The uvea is the middle layer of the eyeball. It consists of the iris, the ciliary body, and the choroids. The iris is the part of the eye you are looking at when you say a person has blue eyes or brown eyes. Its function is to change the size of the pupil (the round, black looking opening in its center that allows light to enter the eye) by contracting or relaxing muscles that lie within it. The ciliary body is also a muscular structure inside the eye. The choroid is the major supply of blood vessels that bring oxygen and nutrients to the back of the eye.

Uveitis is an inflammation of any of these structures. Iritis is a more specific inflammation of the iris. The two terms are often used interchangeably. We use the word iritis in the following discussion. The inflammation can occur in one or both eyes. Iritis is a serious condition; do not treat it casually or ignore it, hoping it will go away by itself.

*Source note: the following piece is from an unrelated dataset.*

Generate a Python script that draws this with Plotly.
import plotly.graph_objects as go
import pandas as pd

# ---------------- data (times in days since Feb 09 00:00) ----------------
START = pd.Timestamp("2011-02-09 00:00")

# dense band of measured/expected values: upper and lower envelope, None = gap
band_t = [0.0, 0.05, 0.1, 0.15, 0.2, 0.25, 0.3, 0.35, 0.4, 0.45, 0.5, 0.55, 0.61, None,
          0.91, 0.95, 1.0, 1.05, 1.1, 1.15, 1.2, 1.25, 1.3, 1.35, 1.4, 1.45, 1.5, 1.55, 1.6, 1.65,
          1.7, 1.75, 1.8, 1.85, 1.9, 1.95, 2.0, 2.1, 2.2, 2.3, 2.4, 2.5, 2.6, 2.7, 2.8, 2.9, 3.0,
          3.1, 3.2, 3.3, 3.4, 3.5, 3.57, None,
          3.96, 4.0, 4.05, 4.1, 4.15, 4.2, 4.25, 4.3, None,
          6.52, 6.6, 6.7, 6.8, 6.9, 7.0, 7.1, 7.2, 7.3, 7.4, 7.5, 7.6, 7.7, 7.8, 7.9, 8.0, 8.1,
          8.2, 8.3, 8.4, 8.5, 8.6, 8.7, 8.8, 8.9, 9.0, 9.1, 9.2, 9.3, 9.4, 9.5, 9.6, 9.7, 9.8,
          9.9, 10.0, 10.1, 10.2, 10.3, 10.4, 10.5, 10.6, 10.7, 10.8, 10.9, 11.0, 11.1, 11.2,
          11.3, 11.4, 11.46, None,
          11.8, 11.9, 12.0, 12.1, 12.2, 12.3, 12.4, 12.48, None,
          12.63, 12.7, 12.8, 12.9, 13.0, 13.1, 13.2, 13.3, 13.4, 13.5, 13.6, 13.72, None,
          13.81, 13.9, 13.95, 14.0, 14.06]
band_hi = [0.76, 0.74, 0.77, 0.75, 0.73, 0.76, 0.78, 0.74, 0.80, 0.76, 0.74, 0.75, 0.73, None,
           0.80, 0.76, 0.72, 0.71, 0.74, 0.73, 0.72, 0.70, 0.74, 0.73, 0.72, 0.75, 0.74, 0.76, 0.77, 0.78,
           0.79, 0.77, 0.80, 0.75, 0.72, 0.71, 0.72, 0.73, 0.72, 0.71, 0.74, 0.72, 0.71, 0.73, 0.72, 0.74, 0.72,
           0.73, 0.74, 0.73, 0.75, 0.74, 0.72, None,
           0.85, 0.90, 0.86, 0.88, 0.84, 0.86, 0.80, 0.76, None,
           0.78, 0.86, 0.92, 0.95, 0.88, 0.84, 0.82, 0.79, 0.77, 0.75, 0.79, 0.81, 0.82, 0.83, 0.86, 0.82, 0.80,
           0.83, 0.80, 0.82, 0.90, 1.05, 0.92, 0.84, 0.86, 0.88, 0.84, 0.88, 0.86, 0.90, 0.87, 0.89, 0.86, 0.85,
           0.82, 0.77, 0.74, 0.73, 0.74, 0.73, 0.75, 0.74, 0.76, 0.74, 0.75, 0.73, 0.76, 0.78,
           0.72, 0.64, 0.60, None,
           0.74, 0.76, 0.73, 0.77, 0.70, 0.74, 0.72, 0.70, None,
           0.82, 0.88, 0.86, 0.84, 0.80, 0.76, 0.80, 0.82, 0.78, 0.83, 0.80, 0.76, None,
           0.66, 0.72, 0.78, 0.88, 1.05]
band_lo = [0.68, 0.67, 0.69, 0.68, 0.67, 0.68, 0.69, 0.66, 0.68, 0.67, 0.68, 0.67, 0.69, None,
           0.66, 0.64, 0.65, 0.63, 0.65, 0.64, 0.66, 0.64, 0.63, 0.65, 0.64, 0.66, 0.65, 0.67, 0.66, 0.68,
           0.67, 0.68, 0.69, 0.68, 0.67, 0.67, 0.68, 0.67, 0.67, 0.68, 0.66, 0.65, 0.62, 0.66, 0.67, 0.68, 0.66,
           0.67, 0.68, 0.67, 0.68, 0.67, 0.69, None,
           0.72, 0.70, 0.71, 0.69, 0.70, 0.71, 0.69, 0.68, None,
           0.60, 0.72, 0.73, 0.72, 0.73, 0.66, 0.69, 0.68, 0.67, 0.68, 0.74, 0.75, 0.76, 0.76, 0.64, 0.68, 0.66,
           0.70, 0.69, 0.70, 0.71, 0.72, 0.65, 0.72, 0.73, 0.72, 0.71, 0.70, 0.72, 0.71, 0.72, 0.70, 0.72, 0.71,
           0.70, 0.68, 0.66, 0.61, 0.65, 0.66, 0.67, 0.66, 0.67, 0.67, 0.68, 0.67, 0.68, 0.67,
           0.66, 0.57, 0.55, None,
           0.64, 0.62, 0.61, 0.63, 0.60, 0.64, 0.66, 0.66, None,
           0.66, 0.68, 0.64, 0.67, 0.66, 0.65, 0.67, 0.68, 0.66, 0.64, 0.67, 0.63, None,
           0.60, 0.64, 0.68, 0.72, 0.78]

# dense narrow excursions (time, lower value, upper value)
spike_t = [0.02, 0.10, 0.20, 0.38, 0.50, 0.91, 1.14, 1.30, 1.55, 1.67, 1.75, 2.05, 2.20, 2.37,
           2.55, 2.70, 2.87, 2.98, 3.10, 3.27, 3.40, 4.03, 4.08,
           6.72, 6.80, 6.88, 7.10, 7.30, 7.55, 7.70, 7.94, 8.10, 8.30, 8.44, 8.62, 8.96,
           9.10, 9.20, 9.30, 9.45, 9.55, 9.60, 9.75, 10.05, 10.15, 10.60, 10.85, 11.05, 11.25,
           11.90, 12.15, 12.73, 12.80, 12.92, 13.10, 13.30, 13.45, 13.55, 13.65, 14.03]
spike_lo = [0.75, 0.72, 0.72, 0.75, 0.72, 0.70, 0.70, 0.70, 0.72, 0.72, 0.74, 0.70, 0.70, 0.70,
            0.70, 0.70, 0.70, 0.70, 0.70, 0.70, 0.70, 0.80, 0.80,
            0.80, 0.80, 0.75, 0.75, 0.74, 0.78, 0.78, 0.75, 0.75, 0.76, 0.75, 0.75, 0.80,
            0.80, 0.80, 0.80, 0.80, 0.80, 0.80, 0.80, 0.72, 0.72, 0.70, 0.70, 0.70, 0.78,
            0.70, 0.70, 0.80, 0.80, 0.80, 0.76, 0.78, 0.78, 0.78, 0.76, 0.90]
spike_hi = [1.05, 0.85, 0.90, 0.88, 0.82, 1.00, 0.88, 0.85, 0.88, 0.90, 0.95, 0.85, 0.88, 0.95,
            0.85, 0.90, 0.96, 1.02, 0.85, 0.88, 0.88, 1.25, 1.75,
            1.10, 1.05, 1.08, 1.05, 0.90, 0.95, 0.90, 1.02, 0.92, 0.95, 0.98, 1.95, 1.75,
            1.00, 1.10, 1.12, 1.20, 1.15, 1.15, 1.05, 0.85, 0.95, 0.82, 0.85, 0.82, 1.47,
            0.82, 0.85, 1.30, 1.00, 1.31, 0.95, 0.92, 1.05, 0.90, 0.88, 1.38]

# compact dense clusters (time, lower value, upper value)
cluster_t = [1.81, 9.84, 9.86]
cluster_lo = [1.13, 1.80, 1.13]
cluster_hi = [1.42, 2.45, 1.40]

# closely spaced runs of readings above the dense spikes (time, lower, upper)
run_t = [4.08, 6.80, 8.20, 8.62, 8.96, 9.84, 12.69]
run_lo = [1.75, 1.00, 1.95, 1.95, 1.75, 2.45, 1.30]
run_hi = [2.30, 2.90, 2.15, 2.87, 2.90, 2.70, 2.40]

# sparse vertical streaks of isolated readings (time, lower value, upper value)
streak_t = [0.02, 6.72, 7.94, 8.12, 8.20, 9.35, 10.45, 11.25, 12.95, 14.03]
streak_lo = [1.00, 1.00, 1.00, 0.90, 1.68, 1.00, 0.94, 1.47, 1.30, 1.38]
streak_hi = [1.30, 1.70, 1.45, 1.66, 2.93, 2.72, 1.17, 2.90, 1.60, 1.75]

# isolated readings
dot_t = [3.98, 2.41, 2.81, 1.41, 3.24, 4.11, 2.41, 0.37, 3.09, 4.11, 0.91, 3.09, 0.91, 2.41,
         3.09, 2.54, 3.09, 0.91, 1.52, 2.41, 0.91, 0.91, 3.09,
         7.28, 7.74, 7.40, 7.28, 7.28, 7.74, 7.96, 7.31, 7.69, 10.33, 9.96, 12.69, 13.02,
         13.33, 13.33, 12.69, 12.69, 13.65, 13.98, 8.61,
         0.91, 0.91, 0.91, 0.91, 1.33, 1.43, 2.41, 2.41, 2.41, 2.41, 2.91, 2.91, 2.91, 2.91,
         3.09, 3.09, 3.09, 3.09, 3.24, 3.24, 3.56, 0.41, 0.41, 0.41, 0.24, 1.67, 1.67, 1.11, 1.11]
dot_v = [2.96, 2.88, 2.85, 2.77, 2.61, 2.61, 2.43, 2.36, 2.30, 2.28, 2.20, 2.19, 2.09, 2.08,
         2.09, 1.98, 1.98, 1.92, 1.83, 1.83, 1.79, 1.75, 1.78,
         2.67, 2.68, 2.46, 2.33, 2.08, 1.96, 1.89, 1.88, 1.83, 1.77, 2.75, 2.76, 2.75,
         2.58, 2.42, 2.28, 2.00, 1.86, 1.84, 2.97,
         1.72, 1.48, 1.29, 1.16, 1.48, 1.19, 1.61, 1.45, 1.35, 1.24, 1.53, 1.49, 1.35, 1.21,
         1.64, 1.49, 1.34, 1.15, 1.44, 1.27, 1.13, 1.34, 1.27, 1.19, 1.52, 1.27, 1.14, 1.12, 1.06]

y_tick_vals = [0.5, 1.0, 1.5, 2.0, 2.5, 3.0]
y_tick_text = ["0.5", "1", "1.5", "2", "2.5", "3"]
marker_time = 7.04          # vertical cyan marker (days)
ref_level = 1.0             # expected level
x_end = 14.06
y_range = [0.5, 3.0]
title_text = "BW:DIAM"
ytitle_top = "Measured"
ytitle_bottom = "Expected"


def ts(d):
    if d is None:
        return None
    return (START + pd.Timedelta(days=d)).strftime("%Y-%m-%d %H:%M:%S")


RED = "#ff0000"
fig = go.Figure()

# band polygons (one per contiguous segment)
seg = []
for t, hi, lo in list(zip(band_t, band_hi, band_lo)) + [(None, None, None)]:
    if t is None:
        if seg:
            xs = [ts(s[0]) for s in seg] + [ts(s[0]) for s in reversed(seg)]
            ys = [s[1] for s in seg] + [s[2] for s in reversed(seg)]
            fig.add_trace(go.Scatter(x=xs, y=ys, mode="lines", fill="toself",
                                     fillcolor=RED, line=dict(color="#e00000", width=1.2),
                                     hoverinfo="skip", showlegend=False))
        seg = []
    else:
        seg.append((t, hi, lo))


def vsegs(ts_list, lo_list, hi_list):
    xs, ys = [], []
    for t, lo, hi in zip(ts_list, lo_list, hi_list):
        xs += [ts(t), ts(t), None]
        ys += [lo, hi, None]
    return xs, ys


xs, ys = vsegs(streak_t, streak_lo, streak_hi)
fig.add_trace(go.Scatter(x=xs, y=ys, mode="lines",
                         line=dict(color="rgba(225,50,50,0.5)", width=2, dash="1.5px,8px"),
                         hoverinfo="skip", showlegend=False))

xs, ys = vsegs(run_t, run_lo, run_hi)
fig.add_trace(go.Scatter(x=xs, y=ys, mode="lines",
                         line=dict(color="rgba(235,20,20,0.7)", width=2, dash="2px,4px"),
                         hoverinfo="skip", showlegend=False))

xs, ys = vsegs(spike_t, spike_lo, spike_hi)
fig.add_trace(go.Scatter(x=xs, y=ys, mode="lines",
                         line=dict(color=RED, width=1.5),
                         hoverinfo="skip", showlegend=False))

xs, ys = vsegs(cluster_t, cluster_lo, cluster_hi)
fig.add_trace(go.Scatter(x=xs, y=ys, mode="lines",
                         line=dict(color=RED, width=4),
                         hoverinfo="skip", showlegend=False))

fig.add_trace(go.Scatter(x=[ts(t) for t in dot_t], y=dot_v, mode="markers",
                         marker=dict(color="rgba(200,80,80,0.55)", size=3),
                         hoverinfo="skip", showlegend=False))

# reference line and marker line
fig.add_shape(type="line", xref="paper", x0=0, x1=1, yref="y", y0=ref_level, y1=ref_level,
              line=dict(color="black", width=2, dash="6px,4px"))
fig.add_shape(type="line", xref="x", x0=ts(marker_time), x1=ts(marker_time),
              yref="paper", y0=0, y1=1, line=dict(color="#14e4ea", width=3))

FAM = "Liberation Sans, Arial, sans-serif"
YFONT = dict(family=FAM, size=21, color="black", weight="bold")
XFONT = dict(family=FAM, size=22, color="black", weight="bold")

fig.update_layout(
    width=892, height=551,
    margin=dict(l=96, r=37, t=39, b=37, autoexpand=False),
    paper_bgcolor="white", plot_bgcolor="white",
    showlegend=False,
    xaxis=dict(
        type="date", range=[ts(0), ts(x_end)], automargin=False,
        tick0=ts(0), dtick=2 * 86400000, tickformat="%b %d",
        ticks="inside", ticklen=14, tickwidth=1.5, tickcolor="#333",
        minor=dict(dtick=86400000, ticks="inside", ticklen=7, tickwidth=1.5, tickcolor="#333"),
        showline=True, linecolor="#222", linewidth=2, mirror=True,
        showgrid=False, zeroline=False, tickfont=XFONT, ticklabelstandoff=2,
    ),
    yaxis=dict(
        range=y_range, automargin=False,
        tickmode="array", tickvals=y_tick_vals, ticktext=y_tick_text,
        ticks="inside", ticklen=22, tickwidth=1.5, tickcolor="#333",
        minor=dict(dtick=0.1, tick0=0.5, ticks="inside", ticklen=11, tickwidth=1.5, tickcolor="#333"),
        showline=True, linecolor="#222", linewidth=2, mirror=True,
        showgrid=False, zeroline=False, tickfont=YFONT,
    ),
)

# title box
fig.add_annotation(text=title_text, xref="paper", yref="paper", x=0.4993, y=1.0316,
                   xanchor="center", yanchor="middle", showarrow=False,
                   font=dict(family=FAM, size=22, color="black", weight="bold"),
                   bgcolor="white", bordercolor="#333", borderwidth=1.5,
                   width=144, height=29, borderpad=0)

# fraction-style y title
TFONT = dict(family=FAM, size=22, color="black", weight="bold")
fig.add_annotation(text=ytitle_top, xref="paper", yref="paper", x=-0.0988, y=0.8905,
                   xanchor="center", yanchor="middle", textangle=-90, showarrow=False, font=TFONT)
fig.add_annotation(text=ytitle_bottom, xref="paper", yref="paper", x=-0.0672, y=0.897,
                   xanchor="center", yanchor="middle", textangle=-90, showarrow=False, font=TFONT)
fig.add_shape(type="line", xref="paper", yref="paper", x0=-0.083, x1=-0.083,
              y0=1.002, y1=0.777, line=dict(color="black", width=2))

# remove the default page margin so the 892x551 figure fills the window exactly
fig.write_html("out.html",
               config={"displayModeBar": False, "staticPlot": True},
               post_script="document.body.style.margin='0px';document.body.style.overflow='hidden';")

Sometimes there are no symptoms at all. Other times, an eye with iritis looks “bloodshot” and may be extremely uncomfortable in bright light. Sunlight or the glare of an automobile headlight at night can even cause pain or aching in the eye or brow. The pain comes from the tightening of inflamed muscles as they constrict the pupil in bright light and the red color comes from the congestion of blood vessels on the outside surface of the eye, which is a reaction too the inflammation. There may also be blurring vision.

What causes iritis?

Although there are many possible causes, most of the time the exact one cannot be identified. Iritis can occur independently or in association with inflammation elsewhere in the body, such as the joints (arthritis or spondylitis) the teeth or sinuses, or the bowels (colitis). Usually, it is not due to an infection. It is not contagious and not related to infectious “pink eye”.

Why is iritis serious?

If iritis is not treated properly there can be complications that threaten the vision. These complications occur because the inflamed iris gets sticky and adheres to the lens of the eye, which lies directly behind it, or to the cornea which is in front of it. The areas of stickiness are called synechiae and can be dangerous because they can block the normal flow of fluid in the eye which can lead to glaucoma. Glaucoma results in very high pressure inside the eye which can lead to blindness. Other complications of iritis include cataracts, retinal swelling, and other internal eye damage.

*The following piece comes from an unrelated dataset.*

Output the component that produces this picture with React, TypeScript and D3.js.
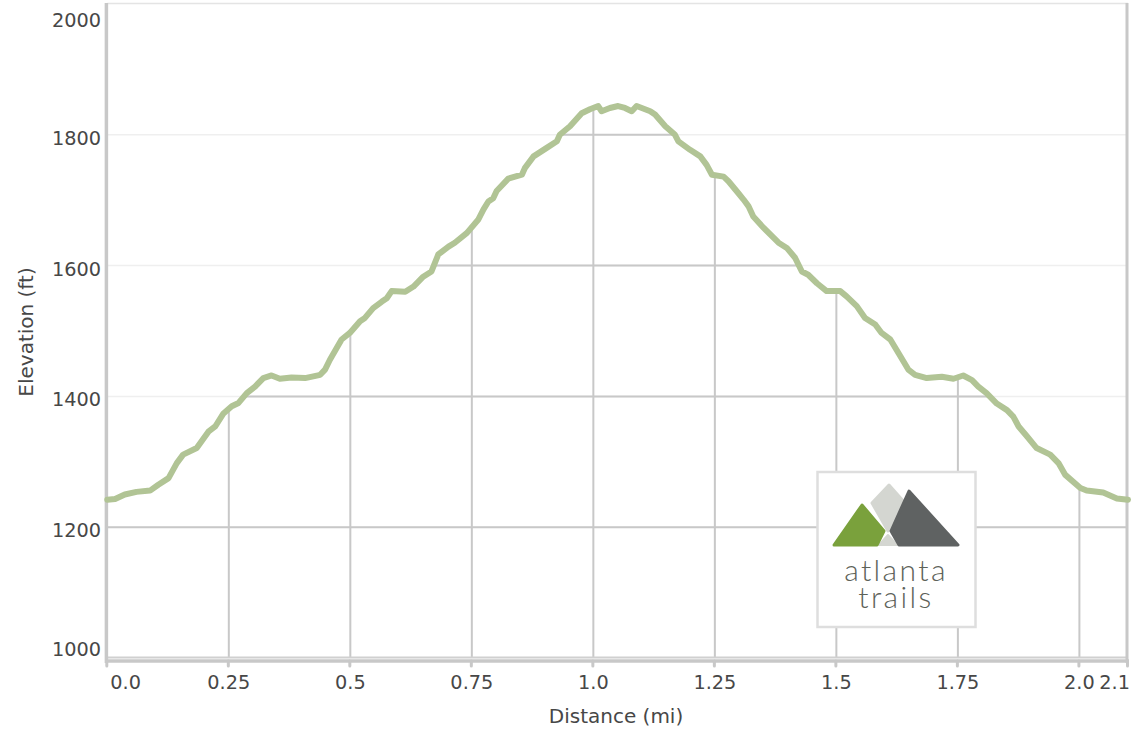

If the iritis is severe, the intraocular muscles must be rested and the pupil must be kept dilated (enlarged) with cycloplegic eye drops. This help relieve much of the pain because they allow the iris and the other intraocular muscles (the ciliary body) to rest preventing their normal constriction, especially in bright light; the dilation also keeps the iris away from the lens and cornea so that the synechiae and scarring are less likely to form. If synechiae are already present the dilation may pull free those that are not firmly attached. Even though cycloplegic drops blur the vision, which can be annoying and make it difficult to see well enough to read or drive, they are very important and should not be discontinued until you have been told that it is safe to do so.

Other treatment includes steroid eye drops or oral anti-inflammatory agents. If the iritis is severe and does not respond well to medication, you may need steroid injections, given under the conjunctiva (the membrane overlying the eyeball), or steroid pills which must be taken exactly as directed to help reduce serious side effects.

Medications may produce very rapid relief at first, but the complete control of an iritis attack tends to be a slow process. As the inflammation subsides, you will be given instructions for reducing the medications gradually. This is important. Stopping treatment suddenly could result in a flare-up of the attack.


An iritis attack may be completely cleared by treatment and never occur again, or it may recur in the same eye or in the other eye. Once you have had iritis, a red-eye even years later could indicate another attack. If at any time you think an attack may be starting, call for an appointment right away. Be sure to tell any doctor that is treating you that you have a history of iritis.

Self-treatment is not wise. However, if you cannot get the medical help you may begin using the same cycloplegic and steroid eye drops that you used for your last attack. It is generally not a good idea to use this drops that have been in your medicine cabinet for a long time. They may have posted their potency or worse, may have become contaminated with bacteria. Because of the possibility of side effects, you should never take steroid without medical supervision.